Before answering Russert’s “scenario,” Hillary Clinton had observed that “these hypotheticals are very dangerous because they open a great big hole in what should be an attitude that our country and our president takes toward the appropriate treatment of everyone. And I think it's dangerous to go down this path.”

It certainly is. In an era when presidents talk publicly about their underwear, voters expect definite answers about everything. But important issues don’t lend themselves to sound-bite solutions.

Just as there is the yelling-fire-in-a-crowded-theater exception to free speech, there may be situations that override the prohibition against torture or, as Joe Biden suggested, offering pardons to terrorists in exchange for information that would prevent devastation.

Years ago, when he had a TV show, William F. Buckley asked a noted attorney who strongly advocated defendants’ rights what he would do to get information from a suspect who knew where a kidnapped child was buried with a limited supply of air.

The lawyer did not hesitate: “Beat it out of him.”

In failing to acknowledge that there are no doctrinaire answers to everything a la George Bush, Democrats who want to replace him are doing themselves, and us, no service. Republicans will be only too happy to characterize them as lily-livered liberals.

1 comment:

: smintheus :: said...

Sorry to say, but you've gone right off the tracks here.

Ticking time bomb scenarios are useless because they're fictional. They're fictional because one does not have certain knowledge that a bomb is about to go off, or that a child is buried, or what have you. They are the stuff of fiction.

They are dragged into debates about torture in order to justify the unjustifiable. Criminal/terrorist suspects are just that. They are innocent until proven guilty. Would be torturers want to efface that fundamental quality of justice. In order to convince others to go along, they posit fictional and all-but-impossible scenarios.

The sloppy back-rationalizations to other torture-approved scenarios begins from there. Sorry, I'm not buying any of it, beginning with the pathetic fictions.

And by the way, there is no shouting-fire-in-a-crowded-theater exemption to the right of free speech. That, in its own way, was an equally disingenuous rationale from Justice Holmes to justify the unjustifiable--locking up a man who had the temerity to speak out against WWI.

There was no plausible legal argument for allowing the Wilson government to hound its political opponents like that. So, just as Bush apologists reach for fictional scenarios to justify torture, Holmes invented a fictional scenario and then implied that the defendant was guilty of shouting fire FALSELY in a crowded theater--a situtation that was in no way parallel to what he had been jailed for.

The defendant had expressed opinions, not facts (false or otherwise). The defendant had done it in order to save lives, not destroy them. The defendant had spoken of political issues, which are the most protected of all speech. He had stepped forward out a civic-mindedness, not malice, insanity, or whatever Holmes was insinuating.

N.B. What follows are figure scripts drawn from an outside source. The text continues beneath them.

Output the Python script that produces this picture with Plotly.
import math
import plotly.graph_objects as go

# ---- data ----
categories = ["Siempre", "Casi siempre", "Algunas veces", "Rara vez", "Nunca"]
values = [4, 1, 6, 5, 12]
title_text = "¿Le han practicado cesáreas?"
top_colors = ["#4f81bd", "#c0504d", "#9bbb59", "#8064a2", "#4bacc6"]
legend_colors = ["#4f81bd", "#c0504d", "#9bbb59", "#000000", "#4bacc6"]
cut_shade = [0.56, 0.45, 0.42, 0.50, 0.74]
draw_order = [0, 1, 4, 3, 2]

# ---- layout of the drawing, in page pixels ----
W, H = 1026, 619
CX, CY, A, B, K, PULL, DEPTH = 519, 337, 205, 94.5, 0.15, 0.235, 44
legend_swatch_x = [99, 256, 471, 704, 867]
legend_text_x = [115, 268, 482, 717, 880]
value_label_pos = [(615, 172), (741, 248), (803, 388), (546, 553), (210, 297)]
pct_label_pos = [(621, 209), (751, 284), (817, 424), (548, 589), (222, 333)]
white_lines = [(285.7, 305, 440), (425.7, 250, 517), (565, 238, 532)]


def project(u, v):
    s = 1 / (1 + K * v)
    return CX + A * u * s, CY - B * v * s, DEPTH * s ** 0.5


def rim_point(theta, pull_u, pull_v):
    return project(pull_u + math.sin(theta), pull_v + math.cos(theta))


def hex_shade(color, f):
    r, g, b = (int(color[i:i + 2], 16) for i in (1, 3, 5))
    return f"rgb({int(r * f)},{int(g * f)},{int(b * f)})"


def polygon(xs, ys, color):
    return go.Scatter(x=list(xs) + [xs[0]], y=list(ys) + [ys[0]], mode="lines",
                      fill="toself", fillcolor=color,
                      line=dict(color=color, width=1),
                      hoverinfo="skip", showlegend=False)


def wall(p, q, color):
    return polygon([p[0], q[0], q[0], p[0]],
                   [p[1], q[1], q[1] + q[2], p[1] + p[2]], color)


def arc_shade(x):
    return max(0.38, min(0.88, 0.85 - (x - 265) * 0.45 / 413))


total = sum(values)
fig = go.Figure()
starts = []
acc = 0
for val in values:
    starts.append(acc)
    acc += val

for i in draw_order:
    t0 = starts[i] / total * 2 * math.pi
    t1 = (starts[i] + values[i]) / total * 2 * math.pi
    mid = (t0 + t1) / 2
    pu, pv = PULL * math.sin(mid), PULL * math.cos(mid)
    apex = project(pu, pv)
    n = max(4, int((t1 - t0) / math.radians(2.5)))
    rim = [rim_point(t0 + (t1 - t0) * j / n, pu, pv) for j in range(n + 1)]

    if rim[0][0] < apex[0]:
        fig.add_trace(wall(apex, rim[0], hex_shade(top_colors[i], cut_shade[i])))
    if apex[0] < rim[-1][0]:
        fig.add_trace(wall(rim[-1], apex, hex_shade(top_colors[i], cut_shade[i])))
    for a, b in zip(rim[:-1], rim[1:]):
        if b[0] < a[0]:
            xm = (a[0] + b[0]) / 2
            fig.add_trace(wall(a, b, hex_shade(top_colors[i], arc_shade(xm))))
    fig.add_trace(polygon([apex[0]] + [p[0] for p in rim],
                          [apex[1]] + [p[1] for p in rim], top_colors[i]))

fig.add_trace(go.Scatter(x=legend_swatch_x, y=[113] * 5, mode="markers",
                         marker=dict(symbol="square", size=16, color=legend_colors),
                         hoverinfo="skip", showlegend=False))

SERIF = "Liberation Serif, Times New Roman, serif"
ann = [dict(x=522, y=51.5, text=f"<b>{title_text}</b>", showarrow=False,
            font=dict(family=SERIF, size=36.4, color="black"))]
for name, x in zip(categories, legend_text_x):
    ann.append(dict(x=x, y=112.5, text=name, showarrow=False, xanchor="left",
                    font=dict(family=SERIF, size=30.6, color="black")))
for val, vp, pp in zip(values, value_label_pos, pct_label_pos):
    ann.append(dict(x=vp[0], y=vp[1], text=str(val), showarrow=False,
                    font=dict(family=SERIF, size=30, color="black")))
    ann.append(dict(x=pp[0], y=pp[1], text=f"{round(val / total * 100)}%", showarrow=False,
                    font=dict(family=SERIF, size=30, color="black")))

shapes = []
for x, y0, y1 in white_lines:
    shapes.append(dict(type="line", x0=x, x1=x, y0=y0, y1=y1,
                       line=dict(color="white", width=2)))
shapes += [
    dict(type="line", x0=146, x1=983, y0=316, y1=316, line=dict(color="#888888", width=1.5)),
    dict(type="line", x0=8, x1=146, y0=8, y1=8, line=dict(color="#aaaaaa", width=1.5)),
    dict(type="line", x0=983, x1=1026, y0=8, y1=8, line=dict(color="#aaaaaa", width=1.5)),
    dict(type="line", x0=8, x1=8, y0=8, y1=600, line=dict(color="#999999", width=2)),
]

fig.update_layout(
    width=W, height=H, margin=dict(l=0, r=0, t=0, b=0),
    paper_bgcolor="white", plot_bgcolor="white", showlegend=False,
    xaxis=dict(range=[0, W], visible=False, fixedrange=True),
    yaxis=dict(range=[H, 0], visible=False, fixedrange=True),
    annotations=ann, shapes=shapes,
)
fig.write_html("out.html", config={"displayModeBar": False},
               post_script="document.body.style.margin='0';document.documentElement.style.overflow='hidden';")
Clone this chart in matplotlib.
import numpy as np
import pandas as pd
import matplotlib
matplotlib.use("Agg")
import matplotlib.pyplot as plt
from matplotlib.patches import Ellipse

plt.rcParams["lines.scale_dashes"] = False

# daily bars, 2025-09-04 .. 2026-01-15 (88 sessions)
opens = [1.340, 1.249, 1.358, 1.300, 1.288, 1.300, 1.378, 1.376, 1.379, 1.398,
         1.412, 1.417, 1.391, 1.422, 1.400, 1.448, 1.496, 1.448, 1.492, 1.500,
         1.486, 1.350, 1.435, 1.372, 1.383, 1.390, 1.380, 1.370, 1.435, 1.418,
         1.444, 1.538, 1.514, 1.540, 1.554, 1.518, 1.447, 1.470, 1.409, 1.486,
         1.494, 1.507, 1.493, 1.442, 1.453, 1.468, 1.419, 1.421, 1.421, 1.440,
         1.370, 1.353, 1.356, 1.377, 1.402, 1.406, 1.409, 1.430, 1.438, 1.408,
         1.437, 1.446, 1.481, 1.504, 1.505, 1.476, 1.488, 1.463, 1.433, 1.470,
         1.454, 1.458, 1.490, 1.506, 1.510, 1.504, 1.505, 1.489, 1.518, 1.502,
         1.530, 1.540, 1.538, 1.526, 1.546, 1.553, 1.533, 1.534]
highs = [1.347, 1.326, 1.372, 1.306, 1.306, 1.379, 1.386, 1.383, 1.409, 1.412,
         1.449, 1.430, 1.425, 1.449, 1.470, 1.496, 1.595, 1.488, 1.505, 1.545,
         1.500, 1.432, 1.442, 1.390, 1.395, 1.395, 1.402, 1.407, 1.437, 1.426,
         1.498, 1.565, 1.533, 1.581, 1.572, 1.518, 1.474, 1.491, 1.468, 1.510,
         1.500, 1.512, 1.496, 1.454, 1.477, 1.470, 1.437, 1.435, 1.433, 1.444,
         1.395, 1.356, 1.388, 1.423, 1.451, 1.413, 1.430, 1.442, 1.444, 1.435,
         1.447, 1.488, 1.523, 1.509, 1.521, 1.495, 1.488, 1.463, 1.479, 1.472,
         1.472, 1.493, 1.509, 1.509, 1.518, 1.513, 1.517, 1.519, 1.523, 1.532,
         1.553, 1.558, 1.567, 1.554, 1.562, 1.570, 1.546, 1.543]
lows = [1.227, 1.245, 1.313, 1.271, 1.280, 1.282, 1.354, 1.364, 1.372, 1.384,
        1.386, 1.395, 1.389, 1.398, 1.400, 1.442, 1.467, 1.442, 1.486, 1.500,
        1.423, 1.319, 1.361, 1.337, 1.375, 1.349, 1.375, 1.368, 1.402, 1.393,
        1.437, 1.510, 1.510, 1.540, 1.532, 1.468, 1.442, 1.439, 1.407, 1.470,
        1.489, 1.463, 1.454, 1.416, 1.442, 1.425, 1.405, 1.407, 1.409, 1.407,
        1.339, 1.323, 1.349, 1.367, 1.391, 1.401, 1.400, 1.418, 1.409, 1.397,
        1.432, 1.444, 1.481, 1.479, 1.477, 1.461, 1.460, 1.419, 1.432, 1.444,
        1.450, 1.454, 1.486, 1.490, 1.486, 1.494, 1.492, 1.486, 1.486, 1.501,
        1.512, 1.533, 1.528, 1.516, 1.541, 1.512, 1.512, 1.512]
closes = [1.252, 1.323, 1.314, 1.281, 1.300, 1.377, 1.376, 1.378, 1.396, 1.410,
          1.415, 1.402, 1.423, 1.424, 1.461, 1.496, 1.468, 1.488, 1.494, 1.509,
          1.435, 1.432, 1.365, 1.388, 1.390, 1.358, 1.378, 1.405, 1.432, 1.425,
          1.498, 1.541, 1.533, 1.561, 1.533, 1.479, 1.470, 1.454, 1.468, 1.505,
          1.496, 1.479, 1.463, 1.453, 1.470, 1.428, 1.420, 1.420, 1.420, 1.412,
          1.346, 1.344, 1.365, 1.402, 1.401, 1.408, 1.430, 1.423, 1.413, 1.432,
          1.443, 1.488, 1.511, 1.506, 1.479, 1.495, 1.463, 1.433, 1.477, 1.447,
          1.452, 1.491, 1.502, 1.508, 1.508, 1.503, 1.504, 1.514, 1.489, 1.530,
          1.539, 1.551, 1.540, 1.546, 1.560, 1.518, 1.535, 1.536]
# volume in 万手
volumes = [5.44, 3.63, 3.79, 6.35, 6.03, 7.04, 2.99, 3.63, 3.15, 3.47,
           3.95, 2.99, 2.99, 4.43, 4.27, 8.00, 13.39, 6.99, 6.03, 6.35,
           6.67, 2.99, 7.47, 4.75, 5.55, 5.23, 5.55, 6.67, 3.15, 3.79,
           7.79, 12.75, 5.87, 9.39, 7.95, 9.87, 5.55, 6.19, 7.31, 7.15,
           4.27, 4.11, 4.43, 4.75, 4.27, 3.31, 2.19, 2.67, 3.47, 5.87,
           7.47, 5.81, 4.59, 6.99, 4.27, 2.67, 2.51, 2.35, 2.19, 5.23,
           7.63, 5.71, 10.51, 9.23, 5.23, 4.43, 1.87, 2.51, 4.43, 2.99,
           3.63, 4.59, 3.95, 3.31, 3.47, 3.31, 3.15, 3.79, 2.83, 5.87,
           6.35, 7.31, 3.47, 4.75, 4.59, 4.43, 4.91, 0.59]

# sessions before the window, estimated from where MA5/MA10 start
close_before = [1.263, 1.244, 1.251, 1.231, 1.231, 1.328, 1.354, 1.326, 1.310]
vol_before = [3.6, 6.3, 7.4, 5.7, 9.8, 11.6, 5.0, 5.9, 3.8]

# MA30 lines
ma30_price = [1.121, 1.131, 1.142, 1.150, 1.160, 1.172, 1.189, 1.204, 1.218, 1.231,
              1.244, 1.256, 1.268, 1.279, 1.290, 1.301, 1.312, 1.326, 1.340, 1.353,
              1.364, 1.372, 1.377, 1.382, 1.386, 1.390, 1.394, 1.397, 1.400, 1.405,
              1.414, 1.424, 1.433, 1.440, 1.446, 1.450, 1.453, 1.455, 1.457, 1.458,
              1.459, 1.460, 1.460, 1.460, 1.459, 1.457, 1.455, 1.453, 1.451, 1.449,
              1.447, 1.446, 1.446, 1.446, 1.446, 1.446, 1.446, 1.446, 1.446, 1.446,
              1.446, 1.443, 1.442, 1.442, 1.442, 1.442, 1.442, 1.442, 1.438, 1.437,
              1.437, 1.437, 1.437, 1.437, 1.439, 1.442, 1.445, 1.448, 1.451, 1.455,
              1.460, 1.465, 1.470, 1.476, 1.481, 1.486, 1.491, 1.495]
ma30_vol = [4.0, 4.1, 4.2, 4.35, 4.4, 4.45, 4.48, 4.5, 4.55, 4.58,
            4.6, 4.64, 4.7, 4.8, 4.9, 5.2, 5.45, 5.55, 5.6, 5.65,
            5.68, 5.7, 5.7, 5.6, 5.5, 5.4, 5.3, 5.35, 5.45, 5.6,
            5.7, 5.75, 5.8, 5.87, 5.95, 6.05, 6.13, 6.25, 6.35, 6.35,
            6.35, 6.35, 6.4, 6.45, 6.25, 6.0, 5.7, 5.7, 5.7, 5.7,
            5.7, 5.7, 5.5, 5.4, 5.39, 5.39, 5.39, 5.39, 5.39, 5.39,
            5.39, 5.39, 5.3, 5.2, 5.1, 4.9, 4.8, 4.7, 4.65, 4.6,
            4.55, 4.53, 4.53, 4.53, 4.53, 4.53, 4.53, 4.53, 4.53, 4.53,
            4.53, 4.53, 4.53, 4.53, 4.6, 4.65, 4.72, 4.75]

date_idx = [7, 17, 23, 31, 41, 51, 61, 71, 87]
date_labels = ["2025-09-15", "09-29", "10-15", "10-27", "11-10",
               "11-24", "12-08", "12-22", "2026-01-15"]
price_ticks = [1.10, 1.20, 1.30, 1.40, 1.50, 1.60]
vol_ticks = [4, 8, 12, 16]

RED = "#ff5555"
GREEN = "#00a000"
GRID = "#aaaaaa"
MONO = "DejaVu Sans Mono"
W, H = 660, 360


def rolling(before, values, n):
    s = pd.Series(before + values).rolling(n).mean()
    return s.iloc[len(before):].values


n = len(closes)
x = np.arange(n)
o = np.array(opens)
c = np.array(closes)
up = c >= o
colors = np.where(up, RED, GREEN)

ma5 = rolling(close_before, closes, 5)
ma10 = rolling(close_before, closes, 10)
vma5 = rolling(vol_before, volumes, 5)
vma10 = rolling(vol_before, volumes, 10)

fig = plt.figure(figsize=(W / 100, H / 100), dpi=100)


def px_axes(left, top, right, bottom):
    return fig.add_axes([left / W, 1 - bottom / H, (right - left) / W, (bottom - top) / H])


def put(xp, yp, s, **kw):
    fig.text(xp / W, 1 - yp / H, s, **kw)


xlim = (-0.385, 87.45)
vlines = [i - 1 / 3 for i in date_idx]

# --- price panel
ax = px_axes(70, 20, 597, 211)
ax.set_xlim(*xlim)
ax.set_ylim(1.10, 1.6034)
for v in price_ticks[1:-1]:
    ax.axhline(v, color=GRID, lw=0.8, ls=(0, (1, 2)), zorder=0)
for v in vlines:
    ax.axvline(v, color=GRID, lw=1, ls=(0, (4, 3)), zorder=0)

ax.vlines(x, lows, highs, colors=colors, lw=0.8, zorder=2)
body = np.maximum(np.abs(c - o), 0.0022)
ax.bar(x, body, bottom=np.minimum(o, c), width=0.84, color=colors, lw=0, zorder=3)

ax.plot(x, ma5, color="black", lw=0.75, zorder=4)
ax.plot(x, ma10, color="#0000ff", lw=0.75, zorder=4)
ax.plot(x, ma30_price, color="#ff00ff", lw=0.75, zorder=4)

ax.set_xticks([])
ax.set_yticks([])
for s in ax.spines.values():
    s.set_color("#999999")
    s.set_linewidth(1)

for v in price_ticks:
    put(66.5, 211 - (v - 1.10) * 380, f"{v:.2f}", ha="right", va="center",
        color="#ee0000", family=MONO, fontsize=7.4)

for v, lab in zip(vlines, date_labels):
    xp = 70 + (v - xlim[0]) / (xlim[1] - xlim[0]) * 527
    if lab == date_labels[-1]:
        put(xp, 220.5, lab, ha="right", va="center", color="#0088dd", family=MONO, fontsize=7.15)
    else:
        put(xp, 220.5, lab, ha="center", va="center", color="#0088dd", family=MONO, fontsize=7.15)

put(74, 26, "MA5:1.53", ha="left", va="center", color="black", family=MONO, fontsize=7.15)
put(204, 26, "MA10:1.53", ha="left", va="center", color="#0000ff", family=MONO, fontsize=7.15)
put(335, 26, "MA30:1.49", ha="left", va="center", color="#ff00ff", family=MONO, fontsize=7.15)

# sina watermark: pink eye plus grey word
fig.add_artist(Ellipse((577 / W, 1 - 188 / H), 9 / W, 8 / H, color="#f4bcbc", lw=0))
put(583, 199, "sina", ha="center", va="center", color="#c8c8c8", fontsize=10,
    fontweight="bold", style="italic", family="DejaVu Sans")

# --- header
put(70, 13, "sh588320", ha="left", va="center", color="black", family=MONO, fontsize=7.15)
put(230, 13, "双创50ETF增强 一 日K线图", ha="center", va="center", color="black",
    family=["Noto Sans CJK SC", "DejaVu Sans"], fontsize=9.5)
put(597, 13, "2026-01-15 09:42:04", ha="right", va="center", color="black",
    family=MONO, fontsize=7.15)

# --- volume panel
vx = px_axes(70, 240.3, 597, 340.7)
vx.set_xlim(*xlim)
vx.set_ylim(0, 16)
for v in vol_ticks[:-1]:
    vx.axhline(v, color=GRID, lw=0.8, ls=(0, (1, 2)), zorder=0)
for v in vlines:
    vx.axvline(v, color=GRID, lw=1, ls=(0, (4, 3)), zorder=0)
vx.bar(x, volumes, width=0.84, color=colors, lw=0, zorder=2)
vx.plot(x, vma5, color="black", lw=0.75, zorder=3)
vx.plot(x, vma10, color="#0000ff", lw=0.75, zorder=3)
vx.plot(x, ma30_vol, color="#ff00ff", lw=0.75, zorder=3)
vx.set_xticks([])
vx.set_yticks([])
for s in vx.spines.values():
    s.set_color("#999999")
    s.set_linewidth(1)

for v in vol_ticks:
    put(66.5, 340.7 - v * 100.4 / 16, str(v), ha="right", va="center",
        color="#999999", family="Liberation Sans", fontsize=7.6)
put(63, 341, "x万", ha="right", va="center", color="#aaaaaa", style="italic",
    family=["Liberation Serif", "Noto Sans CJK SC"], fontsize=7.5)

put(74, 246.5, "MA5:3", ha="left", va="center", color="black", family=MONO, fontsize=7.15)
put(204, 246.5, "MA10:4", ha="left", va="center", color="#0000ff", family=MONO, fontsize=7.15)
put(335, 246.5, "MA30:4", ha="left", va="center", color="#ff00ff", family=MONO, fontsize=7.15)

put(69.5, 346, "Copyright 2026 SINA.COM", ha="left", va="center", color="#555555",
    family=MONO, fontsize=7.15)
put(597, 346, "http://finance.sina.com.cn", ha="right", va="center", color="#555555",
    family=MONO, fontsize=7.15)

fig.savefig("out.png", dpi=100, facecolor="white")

In short, Holmes' ruling was tendentious in the extreme. As a legal argument, it is ridiculous in the extreme because it ignores both the law and the facts of the case.

The same is true, in every particular, of the ticking-time bomb arguments for torture.

If you prefer to give presidents the "right" to throw out due process and the presumption of innocence, any time they see fit, then please do as regards yourself. Leave the rest of us out of your Orwellian dystopia, however.